Cities, counties and other entities across Ohio have been sending similar letters, arguing they deserve the funding, Keen said.

“It’s my view that local governments often overstate the impact of state-government assistance — the local government fund and other state policy changes — on their finances,” Keen said. “Clearly, there’s been an impact. But my view is there’s a whole series of other factors: Local economy, local budgetary decisions, local revenue choices, local policy choices, general management choices that come into play, that need to be taken into consideration.”

In a step toward fixing its crumbling streets, Hamilton recently asked the Butler County Auditor’s office to calculate how much a 4.9-mill levy would generate, a step toward placing a street-repair levy on the May, 2019, ballot.

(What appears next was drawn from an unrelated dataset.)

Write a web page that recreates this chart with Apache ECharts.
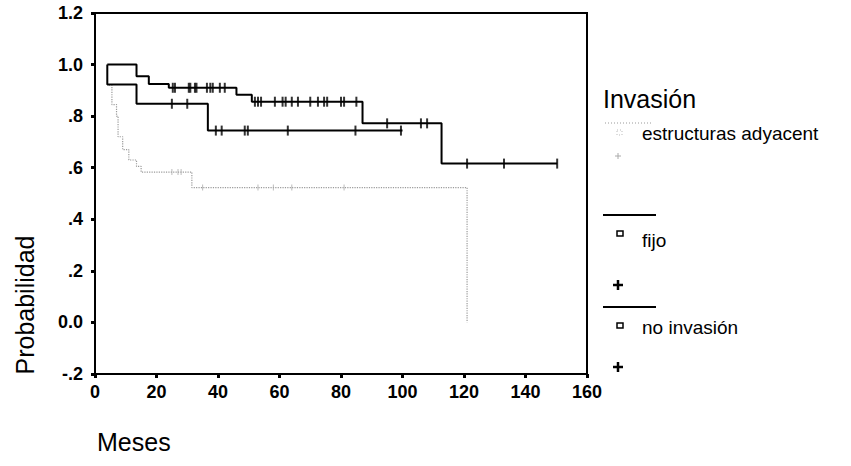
<!DOCTYPE html>
<html><head><meta charset="utf-8">
<script src="https://cdn.jsdelivr.net/npm/echarts@6/dist/echarts.min.js"></script>
<style>html,body{margin:0;padding:0;background:#fff}#c{width:851px;height:466px}</style>
</head><body><div id="c"></div>
<script>
// ---- data ----
const xTickValues = [0, 20, 40, 60, 80, 100, 120, 140, 160];
const yTickLabels = ['-.2', '0.0', '.2', '.4', '.6', '.8', '1.0', '1.2'];
const legendTitle = 'Invasión';
const groupNames = ['estructuras adyacent', 'fijo', 'no invasión'];

// Kaplan-Meier steps (time in months, survival after step)
const estTimes = [4.5, 5.5, 7, 7.5, 9, 11, 13.5, 15, 31.5, 121];
const estSurv  = [0.92, 0.845, 0.80, 0.72, 0.67, 0.63, 0.605, 0.583, 0.523, 0.0];
const estCensored = [25, 27, 28, 35, 53, 58, 64, 81];

const fijoTimes = [4, 4, 13.5, 36.7, 100];
const fijoSurv  = [1.0, 0.923, 0.848, 0.744, 0.744];
const fijoCensored = [25, 30, 39.3, 41.2, 48.7, 49.7, 62.7, 84.7, 99.5];

const noInvTimes = [4, 13.5, 17.5, 24, 46, 51, 87, 112.7, 150.3];
const noInvSurv  = [1.0, 0.955, 0.925, 0.91, 0.883, 0.856, 0.772, 0.616, 0.616];
const noInvCensored = [25.3, 26, 30.5, 31, 32.5, 33, 36.4, 37.5, 38.3, 40.6, 42.2,
  52, 53, 54, 58.5, 61, 62, 64, 66, 70, 72.5, 74.5, 75.5, 80, 81, 85,
  95, 106, 108, 121, 133, 150.3];

// ---- helpers ----
function pairs(ts, ss) { return ts.map((t, i) => [t, ss[i]]); }
function survAt(ts, ss, t) {
  let v = ss[0];
  for (let i = 0; i < ts.length; i++) { if (ts[i] <= t) v = ss[i]; }
  return v;
}
function censPts(ts, ss, cs) { return cs.map(c => [c, survAt(ts, ss, c)]); }

const FONT = '"Liberation Sans", Arial, sans-serif';
const chart = echarts.init(document.getElementById('c'), null, { renderer: 'svg' });

const plus = (x, y, s, color, w) => ({
  type: 'group', children: [
    { type: 'line', shape: { x1: x - s, y1: y, x2: x + s, y2: y }, style: { stroke: color, lineWidth: w } },
    { type: 'line', shape: { x1: x, y1: y - s, x2: x, y2: y + s }, style: { stroke: color, lineWidth: w } }
  ]
});
const txt = (text, x, y, size) => ({
  type: 'text', x: x, y: y,
  style: { text: text, font: size + 'px ' + FONT, fill: '#000', verticalAlign: 'middle', textVerticalAlign: 'middle' }
});

chart.setOption({
  animation: false,
  backgroundColor: '#fff',
  grid: { left: 95, top: 13, right: 264, bottom: 92, show: true, borderColor: '#000', borderWidth: 2 },
  xAxis: {
    type: 'value', min: 0, max: 160, interval: 20,
    axisLine: { show: true, onZero: false, lineStyle: { color: '#000', width: 2 } },
    axisTick: { show: true, length: 4, lineStyle: { color: '#000', width: 3 } },
    axisLabel: { color: '#000', fontSize: 18, fontWeight: 'bold', fontFamily: FONT, margin: 9,
      formatter: v => String(xTickValues[Math.round(v / 20)]) },
    splitLine: { show: false }
  },
  yAxis: {
    type: 'value', min: -0.2, max: 1.2, interval: 0.2,
    axisLine: { show: true, onZero: false, lineStyle: { color: '#000', width: 2 } },
    axisTick: { show: true, length: 4, lineStyle: { color: '#000', width: 3 } },
    axisLabel: { color: '#000', fontSize: 18, fontWeight: 'bold', fontFamily: FONT, margin: 12,
      formatter: v => yTickLabels[Math.round((v + 0.2) / 0.2)] },
    splitLine: { show: false }
  },
  series: [
    { name: groupNames[0], type: 'line', step: 'end', showSymbol: false, z: 1,
      data: pairs(estTimes, estSurv), lineStyle: { color: '#9a9a9a', width: 1.2, type: 'dotted' } },
    { name: groupNames[0] + ' cens', type: 'scatter', symbol: 'rect', symbolSize: [1, 6], z: 1,
      data: censPts(estTimes, estSurv, estCensored), itemStyle: { color: '#aaa' } },
    { name: groupNames[1], type: 'line', step: 'end', showSymbol: false, z: 3,
      data: pairs(fijoTimes, fijoSurv), lineStyle: { color: '#000', width: 2 } },
    { name: groupNames[1] + ' cens', type: 'scatter', symbol: 'rect', symbolSize: [2, 10], z: 4,
      data: censPts(fijoTimes, fijoSurv, fijoCensored), itemStyle: { color: '#000' } },
    { name: groupNames[2], type: 'line', step: 'end', showSymbol: false, z: 3,
      data: pairs(noInvTimes, noInvSurv), lineStyle: { color: '#000', width: 2 } },
    { name: groupNames[2] + ' cens', type: 'scatter', symbol: 'rect', symbolSize: [2, 10], z: 4,
      data: censPts(noInvTimes, noInvSurv, noInvCensored), itemStyle: { color: '#000' } }
  ],
  graphic: [
    { type: 'text', x: 25, y: 305, rotation: Math.PI / 2,
      style: { text: 'Probabilidad', font: '25px ' + FONT, fill: '#000', align: 'center', textAlign: 'center',
        verticalAlign: 'middle', textVerticalAlign: 'middle' } },
    txt('Meses', 97, 442, 25),
    txt(legendTitle, 603, 99, 25),
    { type: 'line', shape: { x1: 605, y1: 123, x2: 652, y2: 123 }, style: { stroke: '#9a9a9a', lineWidth: 1, lineDash: [1, 2] } },
    { type: 'rect', shape: { x: 617, y: 130, width: 5, height: 5 }, style: { fill: 'none', stroke: '#bbb', lineWidth: 1, lineDash: [1, 2] } },
    txt(groupNames[0], 642, 133, 19),
    plus(618, 156, 3, '#aaa', 1),
    { type: 'line', shape: { x1: 603, y1: 215, x2: 656, y2: 215 }, style: { stroke: '#000', lineWidth: 2 } },
    { type: 'rect', shape: { x: 617, y: 231, width: 6, height: 5 }, style: { fill: 'none', stroke: '#000', lineWidth: 1.5 } },
    txt(groupNames[1], 642, 240, 19),
    plus(618, 285, 5, '#000', 2.5),
    { type: 'line', shape: { x1: 603, y1: 307, x2: 656, y2: 307 }, style: { stroke: '#000', lineWidth: 2 } },
    { type: 'rect', shape: { x: 617, y: 323, width: 6, height: 5 }, style: { fill: 'none', stroke: '#000', lineWidth: 1.5 } },
    txt(groupNames[2], 642, 327, 19),
    plus(618, 367, 5, '#000', 2.5)
  ]
});
</script></body></html>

“If they want to go and make their case to the next General Assembly and the (next) governor that there ought to be an increase in local-government aid in that budget, they ought to go ahead and do that,” Keen said. “The next General Assembly and governor are going to have to weigh, with whatever additional resources the state has to budget: Should we give it to the local governments? Should we increase funding for the schools? Should we help support institutions of higher education? Do we continue to fund the growth of the state Medicaid program, where we have health-care costs for 2.9 million low-income Ohioans? Should we allocate funding for mental-health programs and state programs for the opiate crisis? The state is responsible for a wide range of programmatic and operational issues — aid to local governments is just one.”